La première est un prologue (je n’ose parler d’amuse-bouche) : il s’agit de la courte vidéo tournée par les deux amants. L’image est granuleuse, le cadrage imprécis, le son crachotant. Il s’agit de porno amateur, très cru, qui filme sans détour un sexe en érection, pas vraiment ragoûtant, une fellation et un coït. Pas de quoi étonner les abonnés à Jacquie et Michel, mais assez surprenant au MK2 Beaubourg. Suffisamment en tous cas pour justifier une interdiction en France aux moins de seize ans.
La deuxième partie est plus longue – et moins pornographique. On suit Emi dans une longue déambulation durant laquelle on comprend, à travers ses conversations téléphoniques hachées, qu’elle se rend à sa convocation. Elle traverse Bucarest, une métropole embouteillée dont les habitants excédés multiplient les incivilités.
Troisième partie sous forme de parenthèse godardienne : Radu Jude met en image quelques concepts politiques (colonialisme, sexisme, maltraitance infantile, pollution….)
Il faut attendre la dernière partie pour enfin arriver au cœur du sujet : la confrontation entre la professeure et la meute de parents d’élèves, tous plus agressifs et primaires les uns que les autres, qui entendent obtenir son éviction.
La situation du film aurait soulevé en droit administratif français une question délicate dont la réponse n’est pas certaine. L’article 25 de la loi du 13 juillet 1983 fait obligation aux fonctionnaires d’exercer leurs fonctions avec dignité.
Au milieu des 90ies, une gardienne de la paix avait été révoquée pour avoir tourné dans des films X. La cour administrative d’appel de Paris avait considéré que de tels faits étaient « contraires à l’obligation de dignité qu’on est droit d’attendre d’un fonctionnaire de police » et constituaient « une faute de nature à justifier une sanction disciplinaire » ; mais, considérant qu’aucune référence ni mention n’avait été faite dans les films litigieux à la profession de la policière municipale et que par ailleurs, la fonction policière n’avait été, en aucune façon, dans lesdits films mise en cause ni tournée en dérision, le juge avait estimé que la sanction de l’exclusion était excessive eu égard aux faits commis (CAA Paris, 9 mai 2001, Ministre de l’intérieur contre Slujka, n° 99PA00217).

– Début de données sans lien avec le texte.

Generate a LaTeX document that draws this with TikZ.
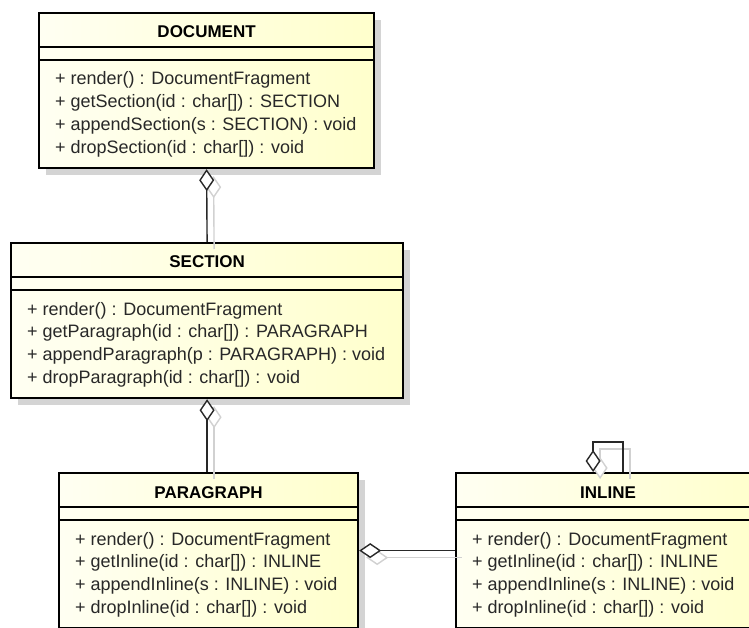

Quelle décision le juge administratif français aurait-il rendu ? Aurait-il considéré que le fait de tourner dans un film pornographique est contraire à l’obligation de dignité qu’on est en droit d’attendre d’un fonctionnaire de l’éducation nationale, notamment d’un enseignant en contact permanent avec des enfants mineurs ? Pas sûr. Sans doute l’aurait il fait sans guère d’hésitation dans l’hypothèse où, comme dans l’affaire Ministre de l’intérieur contre Slujka précitée, ledit enseignant savait que ses ébats feraient l’objet d’une diffusion publique. Mais la circonstance que leur enregistrement n’avait pas vocation à être diffusée, qu’elle était réservée aux seuls amants dans l’accomplissement de leurs fantasmes, pourrait être regardée comme la vidant de tout caractère fautif. La question me semble très indécise.
À supposer qu’une faute ait toutefois été retenue, le juge administratif aurait, en tout état de cause censuré une sanction trop sévère – telle que l’exclusion – et aurait validé non sans hésitation un avertissement voire un blâme.
On me reprochera – et on aura raison – une longue disgression juridique, bien loin du film que je suis censé critiquer.
C’est que Bad Luck Banging or Loony Porn pêche par son manichéisme en mettant face à face deux arguments simplistes : Emi : « J’ai le droit à ma vie privée » vs. les parents d’élèves : « Vous avez des mœurs dépravées ».
Le réalisateur lui-même ne sait pas comment conclure et nous propose trois fins alternatives, la dernière n’étant pas la moins loufoque ni la moins hilarante.